Brussels Budget Fight Opens the Door to Tech and Gambling Levies
The next EU budget debate is no longer only about spending priorities. It is also turning into a fight over who should help pay for them.

The debate surrounding the EU budget for 2028-2034 is shifting from mere numbers to the more challenging issue of how the money will be raised. Some EU lawmakers are using the budget debate to push new revenue ideas, including an EU-level digital levy and, from parts of Parliament, a possible levy on online gambling.

Negotiations for the next multi-year budget cycle have barely even started yet, but already the budget framework faces serious constraints. The Commission’s draft budget is close to €2 trillion and includes a dedicated envelope of around €168 billion linked to NextGenerationEU repayment costs.

Revenue Ideas Move to the Center

No such new tax for the whole EU has been agreed upon at this point. However, what has happened is that these proposals have become more open to discussion in terms of the positioning of the European Parliament with respect to the next MFF. The digital levy is not a brand-new idea in Brussels, but the next budget fight is bringing it back into the spotlight as Parliament searches for new own resources.

Moreover, the political frame itself has broadened. As reported in coverage of the April 9 debate, the centre-right wing of Parliament contends that major technology firms create significant business activity in Europe and must do more to finance the budget of the single market they operate within. The idea of an online gambling levy has also surfaced in Parliament, including from lawmakers in the Socialists & Democrats group.

Why the Idea Faces a Difficult Path

These proposals demonstrate that Parliament would like to have a more extensive discussion about funding rather than looking at the next budget solely as a cost to the national contribution.
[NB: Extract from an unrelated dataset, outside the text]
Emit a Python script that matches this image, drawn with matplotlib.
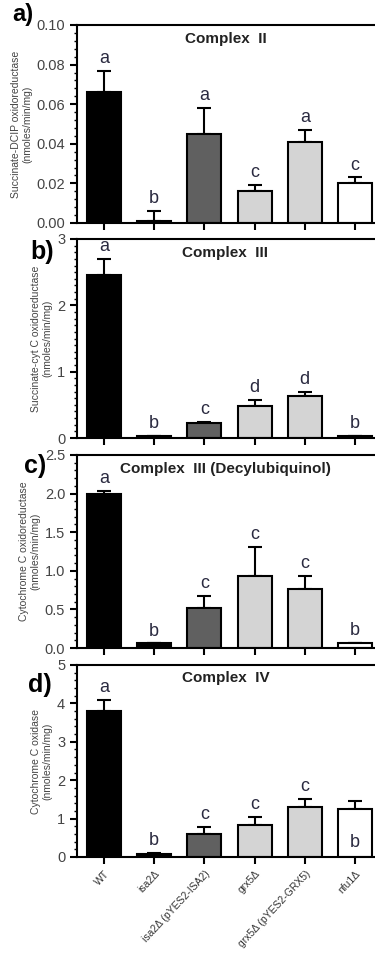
import matplotlib
matplotlib.use("Agg")
import matplotlib.pyplot as plt
from matplotlib.ticker import MultipleLocator

plt.rcParams['font.family'] = ['Liberation Sans', 'DejaVu Sans']

strains = ["WT", "isa2Δ", "isa2Δ (pYES2-ISA2)", "grx5Δ", "grx5Δ (pYES2-GRX5)", "nfu1Δ"]
colors = ["black", "black", "#606060", "#d4d4d4", "#d4d4d4", "white"]

# Complex II
c2_mean = [0.066, 0.001, 0.045, 0.016, 0.041, 0.020]
c2_err = [0.011, 0.005, 0.013, 0.003, 0.006, 0.003]
c2_letters = ["a", "b", "a", "c", "a", "c"]

# Complex III
c3_mean = [2.45, 0.03, 0.22, 0.48, 0.64, 0.03]
c3_err = [0.25, 0.0, 0.02, 0.09, 0.06, 0.0]
c3_letters = ["a", "b", "c", "d", "d", "b"]

# Complex III (Decylubiquinol)
c3d_mean = [2.00, 0.06, 0.52, 0.93, 0.77, 0.06]
c3d_err = [0.04, 0.0, 0.15, 0.38, 0.16, 0.01]
c3d_letters = ["a", "b", "c", "c", "c", "b"]

# Complex IV
c4_mean = [3.80, 0.07, 0.60, 0.84, 1.30, 1.25]
c4_err = [0.30, 0.03, 0.18, 0.21, 0.22, 0.22]
c4_letters = ["a", "b", "c", "c", "c", "b"]

fig = plt.figure(figsize=(3.75, 9.61), dpi=100)

panels = [
    ("Complex  II", c2_mean, c2_err, c2_letters, 0.10, 0.02, 0.004, "%.2f",
     "Succinate-DCIP oxidoreductase\n(nmoles/min/mg)", [25, 223]),
    ("Complex  III", c3_mean, c3_err, c3_letters, 3, 1, 0.1, "%d",
     "Succinate-cyt C oxidoreductase\n(nmoles/min/mg)", [239, 438]),
    ("Complex  III (Decylubiquinol)", c3d_mean, c3d_err, c3d_letters, 2.5, 0.5, 0.1, "%.1f",
     "Cytochrome C oxidoreductase\n(nmoles/min/mg)", [455, 648]),
    ("Complex  IV", c4_mean, c4_err, c4_letters, 5, 1, 0.2, "%d",
     "Cytochrome C oxidase\n(nmoles/min/mg)", [665, 857]),
]

H = 961.0
W = 375.0
x = range(len(strains))
for i, (title, mean, err, letters, ymax, major, minor, fmt, ylab, (top, bot)) in enumerate(panels):
    ax = fig.add_axes([77 / W, 1 - bot / H, 303 / W, (bot - top) / H])
    ax.bar(x, mean, width=0.68, color=colors, edgecolor="black", linewidth=1.5, zorder=2)
    ax.errorbar(x, mean, yerr=[[0] * len(err), err], fmt="none", ecolor="black",
                elinewidth=1.5, capsize=5, capthick=1.5, zorder=1)
    ax.set_xlim(-0.54, 5.5)
    ax.set_ylim(0, ymax)
    ax.yaxis.set_major_locator(MultipleLocator(major))
    ax.yaxis.set_minor_locator(MultipleLocator(minor))
    ax.yaxis.set_major_formatter(plt.FormatStrFormatter(fmt))
    for s in ax.spines.values():
        s.set_linewidth(1.5)
    ax.tick_params(axis="both", which="major", direction="out", length=5, width=1.5,
                   labelsize=10.5, labelcolor="#444444")
    ax.tick_params(axis="y", which="minor", direction="out", length=2.5, width=1)
    ax.set_xticks(list(x))
    if i == 3:
        ax.set_xticklabels(strains, rotation=47, ha="right", rotation_mode="anchor",
                           fontsize=7.5, color="#333333")
    else:
        ax.set_xticklabels([])
    ax.set_ylabel(ylab, fontsize=7.5, color="#444444", labelpad=3)
    ax.text(0.49, 0.93, title, transform=ax.transAxes, ha="center", va="center",
            fontsize=11, fontweight="bold", color="#222222")
    for j in x:
        yl = mean[j] + err[j] + ymax * 0.02
        if i == 3 and j == 5:
            yl = ymax * 0.03
        ax.text(j, yl, letters[j], ha="center", va="bottom", fontsize=13, color="#2a2a40")

fig.text(12 / W, 1 - 14 / H, "a)", fontsize=17, fontweight="bold", va="center")
fig.text(30 / W, 1 - 252 / H, "b)", fontsize=18, fontweight="bold", va="center")
fig.text(24 / W, 1 - 466 / H, "c)", fontsize=18, fontweight="bold", va="center")
fig.text(28 / W, 1 - 685 / H, "d)", fontsize=18, fontweight="bold", va="center")

fig.savefig("out.png", dpi=100)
But making that happen is not going to be an easy task. The reforms concerning the own resources remain to be agreed upon by the institutions and also the member states.

The timeline is also getting even tighter. The European Parliament’s Budgets Committee is due to vote on its position on April 15, before the issue moves into the wider parliamentary and intergovernmental budget process. In other words, the ongoing discussion should be considered only a first sign of what the future discussion about taxation might look like.

What matters for now is not an imminent EU tax decision, but the direction of travel. As repayment pressure and spending demands rise, proposals once treated as politically remote are moving closer to the centre of the budget debate.